Despite claims that Ireland is the European capital of this type of animal degradation, the exposures on RTE failed to result in tough legislative action. Indeed, there has been no action other than a ministerial response to the effect that discussions are taking place with interested parties. The Government's could-not-care-less approach is mirrored in a range of cruel practices which inflict unnecessary suffering on animals. The State continues to tolerate the barbaric treatment of timid animals in live hare coursing which was recently outlawed in the North. The responsible Minister here refuses to even countenance the humane alternative of drag coursing using a mechanical lure. The hunting of foxes with packs of hounds, which was recently banned in Britain, continues unrestricted in Ireland when drag hunting with a scented lure could easily remove the cruelty aspect of the practice.
The action of the British Labour Party in banning the use of packs of hounds to hunt has not been reciprocated even slightly here. There is a genuine fear among Irish animal welfare and rights activists that moves against cruel practices in Britain and other member states will make Ireland an even greater haven for such activities. Fur farming was banned in Britain, but it flourishes here.
I could provide many other examples of cruelty to animals which occurs in the State. I take this opportunity to draw attention to such practices as they form the context in which I support the Green Party's Bill. I am delighted that the opportunity has been afforded to Members to state their views on cruelty to animals. I hope we will see the day when measures such as those proposed by the Green Party are met with support from all sides of the House. In this area at least, we must join the modern world.
Mr. J. Higgins: I support the proposal to ban fur farming and, therefore, the Bill submitted in the name of Deputy Boyle. My opposition to fur farming relates primarily to the conditions in which wild animals are kept to make the industry possible.
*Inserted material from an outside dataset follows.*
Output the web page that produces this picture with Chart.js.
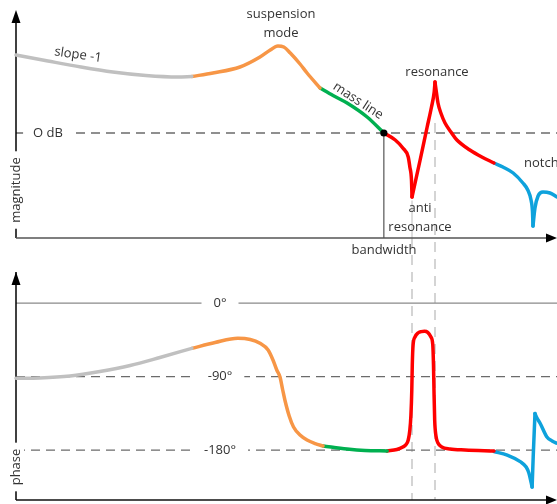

The animals affected for the most part are mink and foxes.
A number of Fianna Fáil opponents of the Bill paraded their farming and rural credentials. As a supporter of the Bill I would like to do likewise. I was brought up on a small farm in Corca Dhuibhne in west Kerry. In the 1950s, before the words were known or certainly popularised, most of our farming activity was organic and animals were reared free-range. Chickens and turkeys ranged freely across the fields. The pigs also roamed freely, happy as pigs in open fields. Admittedly the methods of killing of those times in rural Ireland were cruel, not because people wanted to be cruel but because the humane alternatives were not in existence.
In general, because of the free range nature of animal husbandry, it was the antithesis of what is necessary to produce fur for the fashion industry. The mass production methods of some farms are horrific. It is revolting to see thousands of chickens cooped up together on battery farms. It is appalling. I would not eat an egg from a chicken, or a chicken that was reared in such conditions.
Mink and foxes are wild creatures. In their habitat in the wild, mink spend most of their time on land but also some time in the water. Let us contrast that to the conditions in which they are kept on these farms where they are confined to tiny cages with no access to water. The conditions in which foxes are reared is possibly worse because in the wild, arctic foxes and other species of fox, migrate tens of miles and, in some cases, up to 70 miles.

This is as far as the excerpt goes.